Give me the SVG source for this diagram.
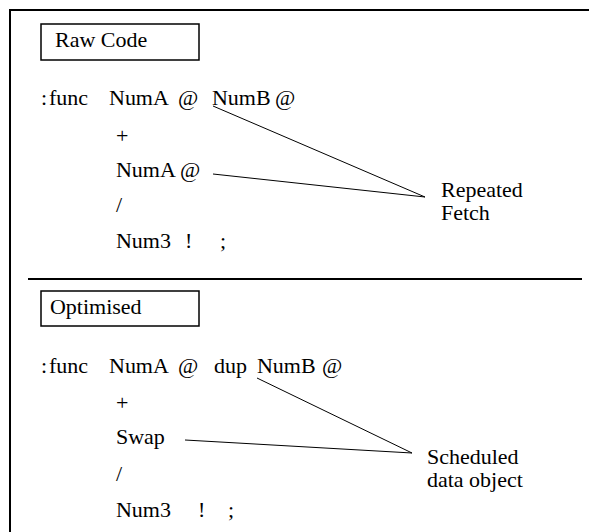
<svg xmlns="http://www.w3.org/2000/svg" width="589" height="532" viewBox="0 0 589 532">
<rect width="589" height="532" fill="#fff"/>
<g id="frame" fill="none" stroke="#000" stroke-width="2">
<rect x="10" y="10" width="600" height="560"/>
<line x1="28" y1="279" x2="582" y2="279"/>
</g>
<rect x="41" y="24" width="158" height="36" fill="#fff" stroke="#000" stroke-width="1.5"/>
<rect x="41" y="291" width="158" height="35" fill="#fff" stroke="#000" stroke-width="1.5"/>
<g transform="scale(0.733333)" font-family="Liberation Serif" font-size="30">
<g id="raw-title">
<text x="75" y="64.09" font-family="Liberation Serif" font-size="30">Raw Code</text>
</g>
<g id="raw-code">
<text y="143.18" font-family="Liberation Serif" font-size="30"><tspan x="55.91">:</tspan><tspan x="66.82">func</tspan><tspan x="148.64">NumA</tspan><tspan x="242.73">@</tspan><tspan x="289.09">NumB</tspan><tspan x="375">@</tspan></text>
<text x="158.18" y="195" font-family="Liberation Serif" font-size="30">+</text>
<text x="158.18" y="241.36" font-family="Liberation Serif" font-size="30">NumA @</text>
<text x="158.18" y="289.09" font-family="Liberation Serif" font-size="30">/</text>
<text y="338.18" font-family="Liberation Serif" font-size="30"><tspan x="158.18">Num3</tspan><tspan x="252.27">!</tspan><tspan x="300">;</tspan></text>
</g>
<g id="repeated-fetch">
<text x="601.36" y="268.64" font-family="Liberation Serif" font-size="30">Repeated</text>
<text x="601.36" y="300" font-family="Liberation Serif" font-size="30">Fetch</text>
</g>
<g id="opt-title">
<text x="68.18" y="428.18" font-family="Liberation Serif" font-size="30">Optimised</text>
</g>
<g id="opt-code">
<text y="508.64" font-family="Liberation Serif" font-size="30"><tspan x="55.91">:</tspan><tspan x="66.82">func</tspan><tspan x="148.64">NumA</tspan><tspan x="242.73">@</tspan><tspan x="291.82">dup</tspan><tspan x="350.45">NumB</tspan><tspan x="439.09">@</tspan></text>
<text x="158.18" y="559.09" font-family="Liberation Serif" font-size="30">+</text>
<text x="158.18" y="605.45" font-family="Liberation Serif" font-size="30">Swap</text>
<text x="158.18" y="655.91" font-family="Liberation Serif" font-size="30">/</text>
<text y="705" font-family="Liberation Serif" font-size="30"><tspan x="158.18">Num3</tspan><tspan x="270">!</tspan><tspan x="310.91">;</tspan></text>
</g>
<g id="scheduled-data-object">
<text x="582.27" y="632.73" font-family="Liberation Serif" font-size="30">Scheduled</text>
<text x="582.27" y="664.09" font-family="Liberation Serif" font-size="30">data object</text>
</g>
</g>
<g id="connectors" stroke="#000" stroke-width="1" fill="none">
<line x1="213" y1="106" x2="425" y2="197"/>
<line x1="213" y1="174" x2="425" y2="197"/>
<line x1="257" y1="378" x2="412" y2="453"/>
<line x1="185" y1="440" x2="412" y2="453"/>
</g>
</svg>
==
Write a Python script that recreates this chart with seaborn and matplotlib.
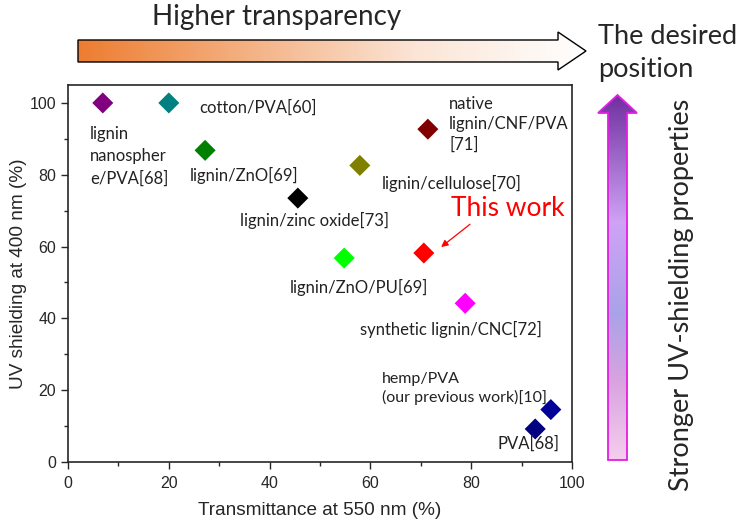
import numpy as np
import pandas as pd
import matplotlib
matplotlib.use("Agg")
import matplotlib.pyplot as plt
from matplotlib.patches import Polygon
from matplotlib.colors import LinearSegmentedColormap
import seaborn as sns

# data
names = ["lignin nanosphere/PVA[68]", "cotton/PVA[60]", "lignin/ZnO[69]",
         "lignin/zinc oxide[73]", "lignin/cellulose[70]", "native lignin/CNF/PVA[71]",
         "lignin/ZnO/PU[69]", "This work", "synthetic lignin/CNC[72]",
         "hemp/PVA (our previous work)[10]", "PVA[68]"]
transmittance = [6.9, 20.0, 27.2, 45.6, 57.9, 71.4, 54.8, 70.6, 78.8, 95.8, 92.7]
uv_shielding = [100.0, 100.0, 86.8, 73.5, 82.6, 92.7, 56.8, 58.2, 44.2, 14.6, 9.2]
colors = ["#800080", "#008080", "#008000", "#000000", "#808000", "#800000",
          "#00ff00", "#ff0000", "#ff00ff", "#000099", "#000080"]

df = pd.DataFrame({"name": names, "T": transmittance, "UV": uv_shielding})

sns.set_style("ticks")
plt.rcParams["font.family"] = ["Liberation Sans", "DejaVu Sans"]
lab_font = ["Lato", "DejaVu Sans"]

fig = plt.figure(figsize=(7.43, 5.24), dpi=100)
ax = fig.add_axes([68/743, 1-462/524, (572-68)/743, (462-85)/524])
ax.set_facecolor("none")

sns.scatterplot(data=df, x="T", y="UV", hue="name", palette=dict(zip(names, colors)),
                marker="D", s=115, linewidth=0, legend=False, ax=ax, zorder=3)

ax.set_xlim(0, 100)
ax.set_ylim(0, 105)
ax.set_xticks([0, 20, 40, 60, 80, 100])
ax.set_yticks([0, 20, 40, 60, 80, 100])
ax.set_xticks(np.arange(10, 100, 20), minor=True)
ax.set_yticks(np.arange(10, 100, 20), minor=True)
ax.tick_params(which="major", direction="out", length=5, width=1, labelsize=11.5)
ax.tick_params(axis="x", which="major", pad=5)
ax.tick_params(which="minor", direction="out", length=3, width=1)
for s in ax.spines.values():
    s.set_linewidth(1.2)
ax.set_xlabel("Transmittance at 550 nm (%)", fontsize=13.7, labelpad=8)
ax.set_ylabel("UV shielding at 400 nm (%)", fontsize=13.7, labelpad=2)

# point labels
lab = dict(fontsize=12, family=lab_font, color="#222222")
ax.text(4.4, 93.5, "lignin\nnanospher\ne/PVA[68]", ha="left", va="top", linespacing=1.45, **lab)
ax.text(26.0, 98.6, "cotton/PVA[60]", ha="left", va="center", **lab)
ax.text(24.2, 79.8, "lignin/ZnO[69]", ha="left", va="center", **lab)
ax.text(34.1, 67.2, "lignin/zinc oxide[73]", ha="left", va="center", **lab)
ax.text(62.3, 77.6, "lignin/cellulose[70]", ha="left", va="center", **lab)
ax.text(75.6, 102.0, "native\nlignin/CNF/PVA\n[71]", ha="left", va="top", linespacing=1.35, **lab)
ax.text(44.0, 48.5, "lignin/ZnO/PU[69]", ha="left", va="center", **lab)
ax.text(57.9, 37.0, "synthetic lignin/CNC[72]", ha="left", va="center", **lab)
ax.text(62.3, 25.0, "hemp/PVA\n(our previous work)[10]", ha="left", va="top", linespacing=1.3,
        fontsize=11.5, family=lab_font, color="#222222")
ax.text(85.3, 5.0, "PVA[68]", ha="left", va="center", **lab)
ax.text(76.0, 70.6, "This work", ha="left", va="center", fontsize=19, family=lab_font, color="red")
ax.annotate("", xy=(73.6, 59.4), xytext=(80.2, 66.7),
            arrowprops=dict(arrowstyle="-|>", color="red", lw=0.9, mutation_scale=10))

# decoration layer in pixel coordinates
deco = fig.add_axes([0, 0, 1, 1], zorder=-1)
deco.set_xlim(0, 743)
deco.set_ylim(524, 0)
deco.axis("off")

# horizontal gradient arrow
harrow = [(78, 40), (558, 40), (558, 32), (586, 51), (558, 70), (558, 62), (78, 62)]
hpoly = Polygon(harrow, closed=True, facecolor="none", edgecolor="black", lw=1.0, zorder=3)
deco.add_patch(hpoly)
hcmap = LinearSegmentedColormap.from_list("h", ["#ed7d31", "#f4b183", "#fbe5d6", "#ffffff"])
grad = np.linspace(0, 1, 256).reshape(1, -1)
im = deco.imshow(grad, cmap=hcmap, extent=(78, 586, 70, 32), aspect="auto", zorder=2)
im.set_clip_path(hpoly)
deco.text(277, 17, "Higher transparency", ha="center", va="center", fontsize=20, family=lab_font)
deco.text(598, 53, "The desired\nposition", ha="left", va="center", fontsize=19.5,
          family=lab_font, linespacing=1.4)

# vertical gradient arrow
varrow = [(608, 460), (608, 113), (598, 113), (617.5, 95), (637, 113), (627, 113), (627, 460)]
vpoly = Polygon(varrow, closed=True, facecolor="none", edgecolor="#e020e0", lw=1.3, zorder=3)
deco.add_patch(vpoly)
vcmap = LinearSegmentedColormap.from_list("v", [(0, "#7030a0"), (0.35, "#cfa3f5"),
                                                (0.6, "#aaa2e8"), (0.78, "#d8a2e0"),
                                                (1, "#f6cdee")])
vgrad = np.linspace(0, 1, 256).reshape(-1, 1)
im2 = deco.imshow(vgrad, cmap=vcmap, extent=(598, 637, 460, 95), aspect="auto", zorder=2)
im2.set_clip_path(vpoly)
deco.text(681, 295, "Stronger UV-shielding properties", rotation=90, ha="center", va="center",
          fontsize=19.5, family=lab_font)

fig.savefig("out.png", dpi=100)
--
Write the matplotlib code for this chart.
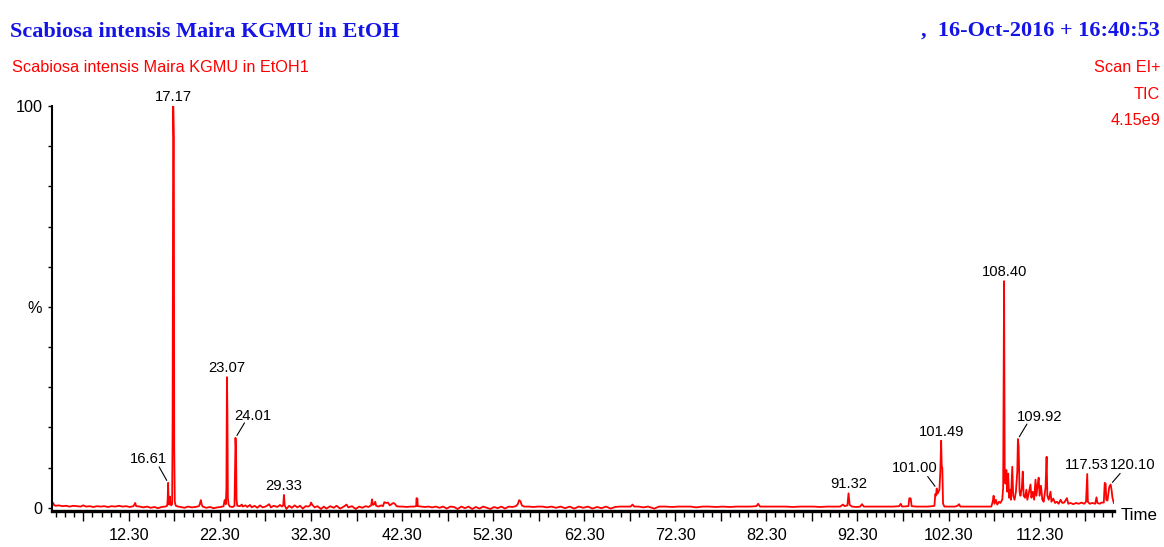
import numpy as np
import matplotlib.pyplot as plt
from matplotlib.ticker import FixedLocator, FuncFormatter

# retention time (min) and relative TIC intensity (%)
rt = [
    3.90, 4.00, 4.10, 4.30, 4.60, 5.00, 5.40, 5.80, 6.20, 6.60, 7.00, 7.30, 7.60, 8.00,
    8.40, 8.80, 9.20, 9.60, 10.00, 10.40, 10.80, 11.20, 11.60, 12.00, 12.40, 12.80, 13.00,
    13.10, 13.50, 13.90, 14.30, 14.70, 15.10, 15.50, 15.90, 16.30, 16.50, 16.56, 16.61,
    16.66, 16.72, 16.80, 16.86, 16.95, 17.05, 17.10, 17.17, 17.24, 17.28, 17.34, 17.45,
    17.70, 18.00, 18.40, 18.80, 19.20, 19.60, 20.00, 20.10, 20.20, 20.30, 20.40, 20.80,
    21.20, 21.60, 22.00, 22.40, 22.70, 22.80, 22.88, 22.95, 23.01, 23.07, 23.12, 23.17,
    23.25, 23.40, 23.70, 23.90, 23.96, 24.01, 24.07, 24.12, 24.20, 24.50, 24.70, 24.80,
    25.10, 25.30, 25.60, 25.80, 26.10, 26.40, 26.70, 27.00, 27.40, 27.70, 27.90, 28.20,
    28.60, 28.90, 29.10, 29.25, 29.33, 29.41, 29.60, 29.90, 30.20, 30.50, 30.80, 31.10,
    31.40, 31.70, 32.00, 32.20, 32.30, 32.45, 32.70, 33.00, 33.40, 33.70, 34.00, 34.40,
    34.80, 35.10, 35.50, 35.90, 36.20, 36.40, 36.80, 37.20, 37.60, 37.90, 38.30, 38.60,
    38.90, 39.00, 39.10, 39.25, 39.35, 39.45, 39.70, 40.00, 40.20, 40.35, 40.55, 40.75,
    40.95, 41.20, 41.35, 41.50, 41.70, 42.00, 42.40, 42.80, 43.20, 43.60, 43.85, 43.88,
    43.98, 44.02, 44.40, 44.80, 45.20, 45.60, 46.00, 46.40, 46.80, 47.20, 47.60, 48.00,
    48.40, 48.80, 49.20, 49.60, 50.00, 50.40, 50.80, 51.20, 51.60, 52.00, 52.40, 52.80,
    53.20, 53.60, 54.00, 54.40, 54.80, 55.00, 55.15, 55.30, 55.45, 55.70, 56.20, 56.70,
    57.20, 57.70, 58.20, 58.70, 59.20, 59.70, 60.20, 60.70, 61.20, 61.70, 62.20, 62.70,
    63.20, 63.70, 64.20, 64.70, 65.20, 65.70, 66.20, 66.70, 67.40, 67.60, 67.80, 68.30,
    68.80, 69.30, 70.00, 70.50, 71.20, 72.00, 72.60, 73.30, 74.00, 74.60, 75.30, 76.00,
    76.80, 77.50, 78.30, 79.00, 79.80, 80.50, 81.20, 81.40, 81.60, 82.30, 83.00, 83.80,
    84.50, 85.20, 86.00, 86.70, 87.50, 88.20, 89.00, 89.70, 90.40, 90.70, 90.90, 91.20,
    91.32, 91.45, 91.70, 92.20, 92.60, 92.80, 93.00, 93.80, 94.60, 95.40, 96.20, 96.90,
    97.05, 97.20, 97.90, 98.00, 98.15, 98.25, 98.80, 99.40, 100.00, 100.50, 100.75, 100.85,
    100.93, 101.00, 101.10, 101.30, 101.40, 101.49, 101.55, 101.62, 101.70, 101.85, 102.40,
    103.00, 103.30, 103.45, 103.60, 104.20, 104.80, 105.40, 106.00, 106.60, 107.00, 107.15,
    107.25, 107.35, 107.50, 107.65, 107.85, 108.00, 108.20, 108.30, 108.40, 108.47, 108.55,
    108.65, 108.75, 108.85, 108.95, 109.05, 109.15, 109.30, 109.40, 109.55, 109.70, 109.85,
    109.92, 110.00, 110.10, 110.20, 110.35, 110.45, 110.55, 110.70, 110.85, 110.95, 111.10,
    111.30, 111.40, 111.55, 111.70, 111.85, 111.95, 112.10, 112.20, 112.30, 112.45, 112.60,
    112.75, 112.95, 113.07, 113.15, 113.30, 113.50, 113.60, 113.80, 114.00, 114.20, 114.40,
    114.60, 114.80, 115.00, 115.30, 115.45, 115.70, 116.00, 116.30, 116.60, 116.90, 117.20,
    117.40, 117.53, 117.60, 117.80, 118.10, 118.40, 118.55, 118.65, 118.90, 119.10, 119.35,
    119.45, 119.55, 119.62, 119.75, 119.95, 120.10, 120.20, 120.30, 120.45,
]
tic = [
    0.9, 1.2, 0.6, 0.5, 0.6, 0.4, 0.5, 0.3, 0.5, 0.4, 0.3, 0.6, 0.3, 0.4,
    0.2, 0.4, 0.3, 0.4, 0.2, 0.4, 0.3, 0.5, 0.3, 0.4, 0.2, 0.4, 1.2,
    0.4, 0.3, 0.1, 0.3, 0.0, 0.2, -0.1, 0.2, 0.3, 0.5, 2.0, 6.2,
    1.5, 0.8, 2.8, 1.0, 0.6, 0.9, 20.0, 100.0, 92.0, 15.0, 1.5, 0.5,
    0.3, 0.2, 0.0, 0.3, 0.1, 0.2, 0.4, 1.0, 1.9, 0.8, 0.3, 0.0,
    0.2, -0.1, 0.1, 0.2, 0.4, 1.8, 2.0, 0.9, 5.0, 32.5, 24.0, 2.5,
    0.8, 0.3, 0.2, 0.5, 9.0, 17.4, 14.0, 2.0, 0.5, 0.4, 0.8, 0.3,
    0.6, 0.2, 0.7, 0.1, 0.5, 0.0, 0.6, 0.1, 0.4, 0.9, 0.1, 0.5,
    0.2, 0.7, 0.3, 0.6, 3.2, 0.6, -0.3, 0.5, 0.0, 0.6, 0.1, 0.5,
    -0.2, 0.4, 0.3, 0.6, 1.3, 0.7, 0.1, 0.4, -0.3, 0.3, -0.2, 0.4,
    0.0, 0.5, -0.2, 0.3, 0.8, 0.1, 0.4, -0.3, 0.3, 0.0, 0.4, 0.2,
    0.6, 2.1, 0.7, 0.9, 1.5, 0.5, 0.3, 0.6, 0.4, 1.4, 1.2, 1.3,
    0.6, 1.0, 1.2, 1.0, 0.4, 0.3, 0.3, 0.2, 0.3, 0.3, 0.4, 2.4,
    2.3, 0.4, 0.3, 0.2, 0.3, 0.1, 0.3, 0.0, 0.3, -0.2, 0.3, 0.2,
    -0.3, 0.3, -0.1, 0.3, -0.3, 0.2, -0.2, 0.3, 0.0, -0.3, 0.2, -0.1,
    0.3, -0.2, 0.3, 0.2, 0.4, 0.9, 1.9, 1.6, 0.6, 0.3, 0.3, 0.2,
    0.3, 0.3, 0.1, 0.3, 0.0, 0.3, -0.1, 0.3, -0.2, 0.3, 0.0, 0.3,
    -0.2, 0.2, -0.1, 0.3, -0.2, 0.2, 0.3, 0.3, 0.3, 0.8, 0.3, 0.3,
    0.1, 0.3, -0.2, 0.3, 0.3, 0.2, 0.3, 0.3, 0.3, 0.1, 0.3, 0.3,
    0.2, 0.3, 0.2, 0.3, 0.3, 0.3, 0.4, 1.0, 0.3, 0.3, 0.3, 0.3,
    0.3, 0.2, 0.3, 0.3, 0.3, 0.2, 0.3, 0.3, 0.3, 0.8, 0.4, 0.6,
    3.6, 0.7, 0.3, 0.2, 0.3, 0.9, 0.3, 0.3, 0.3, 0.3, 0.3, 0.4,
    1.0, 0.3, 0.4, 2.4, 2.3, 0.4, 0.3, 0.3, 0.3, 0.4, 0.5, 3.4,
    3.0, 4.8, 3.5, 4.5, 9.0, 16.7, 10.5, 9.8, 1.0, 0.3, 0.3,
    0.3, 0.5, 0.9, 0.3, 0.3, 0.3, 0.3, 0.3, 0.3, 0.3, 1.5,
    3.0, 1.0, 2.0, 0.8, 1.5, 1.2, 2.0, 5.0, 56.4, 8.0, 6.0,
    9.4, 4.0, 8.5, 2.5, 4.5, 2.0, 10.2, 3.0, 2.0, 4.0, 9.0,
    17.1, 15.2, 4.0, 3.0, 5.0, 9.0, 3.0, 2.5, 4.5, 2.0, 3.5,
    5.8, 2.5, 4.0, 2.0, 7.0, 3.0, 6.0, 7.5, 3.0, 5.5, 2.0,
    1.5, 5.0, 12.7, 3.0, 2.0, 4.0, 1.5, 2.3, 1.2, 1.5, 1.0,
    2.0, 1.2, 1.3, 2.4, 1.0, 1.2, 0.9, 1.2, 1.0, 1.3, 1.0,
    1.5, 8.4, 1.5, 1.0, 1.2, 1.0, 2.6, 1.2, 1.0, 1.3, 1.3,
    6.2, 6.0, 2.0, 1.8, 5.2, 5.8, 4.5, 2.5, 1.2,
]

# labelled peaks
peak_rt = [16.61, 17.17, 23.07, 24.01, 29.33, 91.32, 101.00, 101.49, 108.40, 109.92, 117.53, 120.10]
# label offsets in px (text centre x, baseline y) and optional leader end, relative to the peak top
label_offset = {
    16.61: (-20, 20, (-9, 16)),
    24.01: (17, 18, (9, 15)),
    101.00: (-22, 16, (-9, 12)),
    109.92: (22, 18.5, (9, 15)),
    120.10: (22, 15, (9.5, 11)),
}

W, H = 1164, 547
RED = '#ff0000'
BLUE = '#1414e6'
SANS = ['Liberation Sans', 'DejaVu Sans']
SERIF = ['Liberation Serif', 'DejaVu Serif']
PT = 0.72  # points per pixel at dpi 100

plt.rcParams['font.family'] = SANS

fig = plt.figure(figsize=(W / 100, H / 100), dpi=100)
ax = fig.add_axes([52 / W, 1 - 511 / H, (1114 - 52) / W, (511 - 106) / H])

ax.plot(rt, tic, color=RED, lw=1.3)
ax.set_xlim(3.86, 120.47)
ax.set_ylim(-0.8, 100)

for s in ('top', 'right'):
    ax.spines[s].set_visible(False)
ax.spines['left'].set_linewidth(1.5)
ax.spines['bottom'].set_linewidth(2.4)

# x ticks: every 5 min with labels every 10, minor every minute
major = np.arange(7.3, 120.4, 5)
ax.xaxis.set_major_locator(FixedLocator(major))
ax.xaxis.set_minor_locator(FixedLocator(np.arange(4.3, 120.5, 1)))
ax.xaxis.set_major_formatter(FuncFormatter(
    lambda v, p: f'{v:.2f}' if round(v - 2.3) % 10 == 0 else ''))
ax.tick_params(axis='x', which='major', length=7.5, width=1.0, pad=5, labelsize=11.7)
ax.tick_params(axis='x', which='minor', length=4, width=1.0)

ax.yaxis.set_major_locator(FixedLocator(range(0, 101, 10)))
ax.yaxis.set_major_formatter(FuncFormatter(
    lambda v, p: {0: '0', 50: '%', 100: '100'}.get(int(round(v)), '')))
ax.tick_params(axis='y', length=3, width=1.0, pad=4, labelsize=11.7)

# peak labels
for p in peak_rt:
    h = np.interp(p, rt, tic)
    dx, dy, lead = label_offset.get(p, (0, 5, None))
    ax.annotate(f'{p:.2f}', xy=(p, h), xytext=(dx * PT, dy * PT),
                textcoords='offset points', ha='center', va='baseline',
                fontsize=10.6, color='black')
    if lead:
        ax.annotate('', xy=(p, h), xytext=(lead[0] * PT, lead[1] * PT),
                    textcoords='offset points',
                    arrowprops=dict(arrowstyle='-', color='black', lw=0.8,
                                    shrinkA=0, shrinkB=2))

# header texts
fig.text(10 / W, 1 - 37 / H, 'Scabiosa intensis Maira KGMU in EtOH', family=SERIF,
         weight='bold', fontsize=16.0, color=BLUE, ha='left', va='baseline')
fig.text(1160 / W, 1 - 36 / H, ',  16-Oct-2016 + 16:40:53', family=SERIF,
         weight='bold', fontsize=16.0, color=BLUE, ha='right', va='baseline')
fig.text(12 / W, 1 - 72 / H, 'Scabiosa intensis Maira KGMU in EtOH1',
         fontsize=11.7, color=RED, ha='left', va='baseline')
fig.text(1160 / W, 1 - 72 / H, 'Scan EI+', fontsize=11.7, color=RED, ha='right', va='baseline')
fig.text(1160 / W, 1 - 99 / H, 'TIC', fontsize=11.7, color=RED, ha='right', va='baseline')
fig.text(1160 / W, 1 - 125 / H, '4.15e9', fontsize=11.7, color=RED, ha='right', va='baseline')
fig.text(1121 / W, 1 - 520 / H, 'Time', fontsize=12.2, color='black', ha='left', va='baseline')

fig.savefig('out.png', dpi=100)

Task prompt ▸ Repeat only the lines from the one holding "Write the matplotlib code for this chart." to the one holding "from matplotlib.ticker import", both ends included, and drop the images.

Solution below ▸
Write the matplotlib code for this chart.
import numpy as np
import matplotlib.pyplot as plt
from matplotlib.ticker import FixedLocator, FuncFormatter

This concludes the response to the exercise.